■ **STATED PROBLEM**:
In the material below, find each line holding the string "this" and copy it.

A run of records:
^^^^^^^^
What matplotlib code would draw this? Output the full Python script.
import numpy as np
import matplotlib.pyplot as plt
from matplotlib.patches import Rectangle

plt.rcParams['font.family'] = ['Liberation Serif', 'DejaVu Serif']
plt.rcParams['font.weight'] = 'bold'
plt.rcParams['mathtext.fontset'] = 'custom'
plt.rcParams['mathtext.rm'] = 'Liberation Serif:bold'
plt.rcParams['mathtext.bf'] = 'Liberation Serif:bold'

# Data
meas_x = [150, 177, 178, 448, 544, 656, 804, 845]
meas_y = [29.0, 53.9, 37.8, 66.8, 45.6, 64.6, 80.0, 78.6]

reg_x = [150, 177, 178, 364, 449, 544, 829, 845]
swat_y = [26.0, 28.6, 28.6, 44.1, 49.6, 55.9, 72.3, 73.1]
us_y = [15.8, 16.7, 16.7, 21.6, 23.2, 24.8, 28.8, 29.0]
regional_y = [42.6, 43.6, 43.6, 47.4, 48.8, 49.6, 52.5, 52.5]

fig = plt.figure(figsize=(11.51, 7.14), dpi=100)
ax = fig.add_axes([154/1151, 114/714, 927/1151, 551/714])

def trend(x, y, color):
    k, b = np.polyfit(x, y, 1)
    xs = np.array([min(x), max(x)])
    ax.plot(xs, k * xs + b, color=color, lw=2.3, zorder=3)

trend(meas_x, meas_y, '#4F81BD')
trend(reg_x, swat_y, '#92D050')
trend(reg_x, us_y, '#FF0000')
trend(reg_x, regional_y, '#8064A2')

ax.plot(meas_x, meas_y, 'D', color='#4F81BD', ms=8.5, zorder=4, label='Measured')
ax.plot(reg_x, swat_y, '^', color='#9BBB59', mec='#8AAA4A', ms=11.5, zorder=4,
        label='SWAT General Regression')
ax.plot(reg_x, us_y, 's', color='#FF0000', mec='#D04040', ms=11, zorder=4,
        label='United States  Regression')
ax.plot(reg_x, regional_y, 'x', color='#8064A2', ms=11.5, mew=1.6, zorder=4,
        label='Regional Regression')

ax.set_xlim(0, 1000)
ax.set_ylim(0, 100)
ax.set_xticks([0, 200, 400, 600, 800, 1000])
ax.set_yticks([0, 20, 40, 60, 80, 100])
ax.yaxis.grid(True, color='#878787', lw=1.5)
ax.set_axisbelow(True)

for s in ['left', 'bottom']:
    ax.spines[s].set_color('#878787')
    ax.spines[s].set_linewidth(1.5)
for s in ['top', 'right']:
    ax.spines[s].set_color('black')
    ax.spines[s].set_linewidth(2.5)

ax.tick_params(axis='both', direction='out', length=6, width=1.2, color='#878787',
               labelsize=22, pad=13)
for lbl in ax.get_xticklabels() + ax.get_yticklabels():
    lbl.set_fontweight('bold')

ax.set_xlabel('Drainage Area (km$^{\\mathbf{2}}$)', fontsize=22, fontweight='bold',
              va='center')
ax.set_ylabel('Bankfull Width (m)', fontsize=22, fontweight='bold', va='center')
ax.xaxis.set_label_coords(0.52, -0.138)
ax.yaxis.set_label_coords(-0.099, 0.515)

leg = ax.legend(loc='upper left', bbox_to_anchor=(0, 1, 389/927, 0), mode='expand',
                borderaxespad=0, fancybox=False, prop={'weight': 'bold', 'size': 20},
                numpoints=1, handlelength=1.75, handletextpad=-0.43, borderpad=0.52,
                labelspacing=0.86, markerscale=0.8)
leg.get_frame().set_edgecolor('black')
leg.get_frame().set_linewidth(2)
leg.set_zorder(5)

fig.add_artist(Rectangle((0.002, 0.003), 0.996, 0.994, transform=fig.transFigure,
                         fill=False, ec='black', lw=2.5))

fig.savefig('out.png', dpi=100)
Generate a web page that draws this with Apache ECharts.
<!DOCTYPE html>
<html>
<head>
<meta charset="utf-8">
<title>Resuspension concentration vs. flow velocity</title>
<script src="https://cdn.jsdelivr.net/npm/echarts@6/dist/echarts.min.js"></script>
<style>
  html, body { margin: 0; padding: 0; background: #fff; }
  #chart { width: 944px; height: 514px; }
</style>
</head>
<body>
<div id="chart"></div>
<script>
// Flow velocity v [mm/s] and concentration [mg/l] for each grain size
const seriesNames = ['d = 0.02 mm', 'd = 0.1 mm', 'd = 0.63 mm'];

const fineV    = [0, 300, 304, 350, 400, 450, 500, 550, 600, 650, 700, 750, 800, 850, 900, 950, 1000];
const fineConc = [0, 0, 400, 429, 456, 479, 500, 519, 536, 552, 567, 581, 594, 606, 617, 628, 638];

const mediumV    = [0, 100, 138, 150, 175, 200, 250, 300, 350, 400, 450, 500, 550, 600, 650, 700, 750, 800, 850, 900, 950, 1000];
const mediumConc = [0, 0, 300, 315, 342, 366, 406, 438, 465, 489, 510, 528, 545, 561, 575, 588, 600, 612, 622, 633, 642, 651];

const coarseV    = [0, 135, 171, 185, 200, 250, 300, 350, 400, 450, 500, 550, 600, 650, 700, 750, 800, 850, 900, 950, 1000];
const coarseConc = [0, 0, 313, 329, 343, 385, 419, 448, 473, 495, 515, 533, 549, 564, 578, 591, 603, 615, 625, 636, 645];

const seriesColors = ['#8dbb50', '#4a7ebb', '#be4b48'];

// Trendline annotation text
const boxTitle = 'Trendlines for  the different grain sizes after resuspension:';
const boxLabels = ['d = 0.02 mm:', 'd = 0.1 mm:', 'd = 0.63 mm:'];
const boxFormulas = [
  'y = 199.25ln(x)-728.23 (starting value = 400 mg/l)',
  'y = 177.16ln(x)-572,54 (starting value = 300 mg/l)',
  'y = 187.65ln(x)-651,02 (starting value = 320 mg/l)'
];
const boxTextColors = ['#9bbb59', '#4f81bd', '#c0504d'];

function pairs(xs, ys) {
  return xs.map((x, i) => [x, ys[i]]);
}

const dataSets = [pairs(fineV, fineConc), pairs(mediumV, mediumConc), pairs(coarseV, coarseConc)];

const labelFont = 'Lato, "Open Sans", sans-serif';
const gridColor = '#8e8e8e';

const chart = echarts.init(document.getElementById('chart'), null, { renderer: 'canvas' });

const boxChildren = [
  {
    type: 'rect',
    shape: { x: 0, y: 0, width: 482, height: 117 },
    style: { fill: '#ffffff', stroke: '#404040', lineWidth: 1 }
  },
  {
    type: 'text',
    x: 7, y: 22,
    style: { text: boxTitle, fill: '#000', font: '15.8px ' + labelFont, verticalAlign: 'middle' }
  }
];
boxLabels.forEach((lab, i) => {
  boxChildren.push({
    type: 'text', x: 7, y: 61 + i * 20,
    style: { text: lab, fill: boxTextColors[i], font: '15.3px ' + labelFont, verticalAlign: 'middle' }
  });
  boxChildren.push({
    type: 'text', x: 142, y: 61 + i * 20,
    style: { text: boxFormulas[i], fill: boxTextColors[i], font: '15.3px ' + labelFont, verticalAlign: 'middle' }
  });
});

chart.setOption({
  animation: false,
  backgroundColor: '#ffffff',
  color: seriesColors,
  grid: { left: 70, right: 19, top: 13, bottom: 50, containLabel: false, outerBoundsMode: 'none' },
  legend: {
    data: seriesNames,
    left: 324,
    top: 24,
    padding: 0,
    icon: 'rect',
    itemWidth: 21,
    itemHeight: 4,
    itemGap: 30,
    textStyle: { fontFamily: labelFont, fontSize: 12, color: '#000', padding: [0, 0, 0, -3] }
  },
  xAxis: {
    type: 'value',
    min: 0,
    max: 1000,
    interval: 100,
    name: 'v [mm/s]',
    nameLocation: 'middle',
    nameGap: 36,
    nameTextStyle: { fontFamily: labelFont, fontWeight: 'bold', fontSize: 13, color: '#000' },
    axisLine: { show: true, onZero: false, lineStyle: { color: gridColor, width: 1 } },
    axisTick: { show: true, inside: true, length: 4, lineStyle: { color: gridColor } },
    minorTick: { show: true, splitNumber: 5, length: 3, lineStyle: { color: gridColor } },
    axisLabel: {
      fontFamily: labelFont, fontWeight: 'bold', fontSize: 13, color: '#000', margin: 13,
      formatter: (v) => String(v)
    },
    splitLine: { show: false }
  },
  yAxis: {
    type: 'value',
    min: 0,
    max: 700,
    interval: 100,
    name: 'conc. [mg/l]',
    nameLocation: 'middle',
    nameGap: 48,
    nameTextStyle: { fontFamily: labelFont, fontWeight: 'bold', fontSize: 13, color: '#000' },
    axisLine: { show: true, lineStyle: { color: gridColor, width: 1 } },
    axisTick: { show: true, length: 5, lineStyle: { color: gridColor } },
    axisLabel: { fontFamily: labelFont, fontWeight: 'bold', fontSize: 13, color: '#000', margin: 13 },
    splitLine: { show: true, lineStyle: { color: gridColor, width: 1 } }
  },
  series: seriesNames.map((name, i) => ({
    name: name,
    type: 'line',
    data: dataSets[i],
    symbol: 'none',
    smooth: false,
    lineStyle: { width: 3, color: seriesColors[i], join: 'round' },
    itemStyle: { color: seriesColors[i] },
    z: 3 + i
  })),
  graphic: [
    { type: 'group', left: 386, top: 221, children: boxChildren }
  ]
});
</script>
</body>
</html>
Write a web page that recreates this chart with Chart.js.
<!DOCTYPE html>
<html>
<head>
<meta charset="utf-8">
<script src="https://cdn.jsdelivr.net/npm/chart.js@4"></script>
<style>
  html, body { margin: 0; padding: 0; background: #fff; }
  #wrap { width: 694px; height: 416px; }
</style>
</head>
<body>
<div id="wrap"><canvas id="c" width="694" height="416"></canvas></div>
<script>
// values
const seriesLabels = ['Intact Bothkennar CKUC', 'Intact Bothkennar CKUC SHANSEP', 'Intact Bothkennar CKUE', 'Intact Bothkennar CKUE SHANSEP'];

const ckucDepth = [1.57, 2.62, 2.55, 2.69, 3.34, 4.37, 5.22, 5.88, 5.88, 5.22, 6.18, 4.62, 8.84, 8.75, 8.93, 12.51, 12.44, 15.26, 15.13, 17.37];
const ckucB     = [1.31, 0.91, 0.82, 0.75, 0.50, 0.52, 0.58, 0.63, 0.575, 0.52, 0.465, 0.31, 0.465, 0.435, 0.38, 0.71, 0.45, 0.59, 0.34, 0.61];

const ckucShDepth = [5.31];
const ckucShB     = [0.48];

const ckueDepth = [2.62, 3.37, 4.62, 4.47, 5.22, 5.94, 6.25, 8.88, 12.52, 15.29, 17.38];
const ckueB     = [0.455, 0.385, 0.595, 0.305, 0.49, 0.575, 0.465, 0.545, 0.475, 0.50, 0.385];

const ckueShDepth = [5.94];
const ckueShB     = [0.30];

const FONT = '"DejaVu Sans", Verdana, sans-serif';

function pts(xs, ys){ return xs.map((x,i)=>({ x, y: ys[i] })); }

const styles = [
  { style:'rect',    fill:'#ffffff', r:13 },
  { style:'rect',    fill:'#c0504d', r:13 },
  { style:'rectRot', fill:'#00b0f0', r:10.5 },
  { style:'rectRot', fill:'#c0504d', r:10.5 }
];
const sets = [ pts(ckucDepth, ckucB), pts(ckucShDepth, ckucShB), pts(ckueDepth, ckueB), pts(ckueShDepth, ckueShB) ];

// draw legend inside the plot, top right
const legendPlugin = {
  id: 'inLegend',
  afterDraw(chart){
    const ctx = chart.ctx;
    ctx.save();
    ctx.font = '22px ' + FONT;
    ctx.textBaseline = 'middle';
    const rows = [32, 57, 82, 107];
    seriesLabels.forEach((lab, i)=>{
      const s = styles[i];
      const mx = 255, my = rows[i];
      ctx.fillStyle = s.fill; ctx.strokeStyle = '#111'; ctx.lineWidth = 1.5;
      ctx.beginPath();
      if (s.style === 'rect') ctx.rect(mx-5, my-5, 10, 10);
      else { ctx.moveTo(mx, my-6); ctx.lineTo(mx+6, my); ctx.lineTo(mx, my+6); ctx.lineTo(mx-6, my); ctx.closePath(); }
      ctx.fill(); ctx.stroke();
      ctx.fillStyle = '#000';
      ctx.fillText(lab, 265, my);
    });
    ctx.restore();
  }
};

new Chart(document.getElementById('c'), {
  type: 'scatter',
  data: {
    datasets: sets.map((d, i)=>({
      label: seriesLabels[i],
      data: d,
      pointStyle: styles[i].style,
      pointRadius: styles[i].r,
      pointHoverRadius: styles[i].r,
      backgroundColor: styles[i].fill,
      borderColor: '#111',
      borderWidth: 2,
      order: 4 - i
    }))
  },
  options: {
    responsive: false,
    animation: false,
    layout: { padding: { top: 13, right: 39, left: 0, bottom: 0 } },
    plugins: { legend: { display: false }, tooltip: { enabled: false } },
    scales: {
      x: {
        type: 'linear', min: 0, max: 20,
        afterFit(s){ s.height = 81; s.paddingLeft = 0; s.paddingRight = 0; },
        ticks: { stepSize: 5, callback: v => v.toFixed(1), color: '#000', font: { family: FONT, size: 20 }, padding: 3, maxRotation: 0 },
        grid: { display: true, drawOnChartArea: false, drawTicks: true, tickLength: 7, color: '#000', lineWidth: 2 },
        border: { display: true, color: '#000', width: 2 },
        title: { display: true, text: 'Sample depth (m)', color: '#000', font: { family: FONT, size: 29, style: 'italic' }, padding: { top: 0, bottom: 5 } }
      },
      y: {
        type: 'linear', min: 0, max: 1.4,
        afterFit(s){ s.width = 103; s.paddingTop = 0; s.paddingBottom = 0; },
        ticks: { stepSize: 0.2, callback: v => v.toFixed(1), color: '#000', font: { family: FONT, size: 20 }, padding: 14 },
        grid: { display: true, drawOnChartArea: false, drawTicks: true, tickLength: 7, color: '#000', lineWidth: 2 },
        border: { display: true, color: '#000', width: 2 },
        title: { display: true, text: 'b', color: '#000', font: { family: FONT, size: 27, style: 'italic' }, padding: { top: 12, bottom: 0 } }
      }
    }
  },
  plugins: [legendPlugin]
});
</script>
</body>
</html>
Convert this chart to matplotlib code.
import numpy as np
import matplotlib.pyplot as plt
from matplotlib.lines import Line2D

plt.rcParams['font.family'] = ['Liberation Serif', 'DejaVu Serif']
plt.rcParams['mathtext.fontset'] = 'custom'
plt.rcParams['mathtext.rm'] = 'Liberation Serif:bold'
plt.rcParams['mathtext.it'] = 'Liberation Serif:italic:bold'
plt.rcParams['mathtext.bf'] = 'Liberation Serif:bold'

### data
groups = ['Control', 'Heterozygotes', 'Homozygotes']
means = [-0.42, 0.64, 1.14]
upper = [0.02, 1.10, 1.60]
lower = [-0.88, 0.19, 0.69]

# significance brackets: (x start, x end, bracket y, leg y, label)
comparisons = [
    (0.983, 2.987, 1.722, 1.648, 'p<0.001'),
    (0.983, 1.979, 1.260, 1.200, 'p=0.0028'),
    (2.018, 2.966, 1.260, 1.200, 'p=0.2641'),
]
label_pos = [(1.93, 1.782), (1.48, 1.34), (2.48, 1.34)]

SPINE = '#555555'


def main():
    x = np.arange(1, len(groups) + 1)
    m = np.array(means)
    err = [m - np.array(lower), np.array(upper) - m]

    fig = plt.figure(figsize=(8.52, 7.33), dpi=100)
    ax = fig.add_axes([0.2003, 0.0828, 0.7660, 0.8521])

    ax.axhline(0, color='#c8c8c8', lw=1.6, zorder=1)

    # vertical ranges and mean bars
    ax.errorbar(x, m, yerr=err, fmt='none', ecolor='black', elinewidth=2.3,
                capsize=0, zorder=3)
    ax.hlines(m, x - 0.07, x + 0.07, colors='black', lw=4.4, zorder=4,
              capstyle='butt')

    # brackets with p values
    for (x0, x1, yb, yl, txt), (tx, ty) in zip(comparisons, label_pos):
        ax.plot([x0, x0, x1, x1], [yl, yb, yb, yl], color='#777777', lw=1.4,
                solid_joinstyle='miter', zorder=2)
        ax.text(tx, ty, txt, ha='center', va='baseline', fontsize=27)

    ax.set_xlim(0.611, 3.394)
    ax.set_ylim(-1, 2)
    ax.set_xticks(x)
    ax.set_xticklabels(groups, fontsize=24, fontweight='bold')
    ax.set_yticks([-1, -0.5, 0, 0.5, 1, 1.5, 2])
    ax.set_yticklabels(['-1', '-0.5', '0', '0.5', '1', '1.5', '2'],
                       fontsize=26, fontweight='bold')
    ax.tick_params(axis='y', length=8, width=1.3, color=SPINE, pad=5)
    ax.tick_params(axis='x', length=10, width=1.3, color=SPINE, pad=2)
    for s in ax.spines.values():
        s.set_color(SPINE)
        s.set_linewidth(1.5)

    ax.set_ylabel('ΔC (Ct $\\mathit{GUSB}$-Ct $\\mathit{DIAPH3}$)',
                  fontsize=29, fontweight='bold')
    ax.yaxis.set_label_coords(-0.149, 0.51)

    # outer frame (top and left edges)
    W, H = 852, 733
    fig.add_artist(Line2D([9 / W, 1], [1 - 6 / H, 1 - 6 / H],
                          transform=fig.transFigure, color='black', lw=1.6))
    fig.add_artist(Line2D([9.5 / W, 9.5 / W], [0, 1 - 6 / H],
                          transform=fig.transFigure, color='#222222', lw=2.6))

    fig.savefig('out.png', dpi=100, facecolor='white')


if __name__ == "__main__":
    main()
^^^^^^^^
■ **ANSWER FOR THE TASK**:
What matplotlib code would draw this? Output the full Python script.
Generate a web page that draws this with Apache ECharts.
Write a web page that recreates this chart with Chart.js.
Convert this chart to matplotlib code.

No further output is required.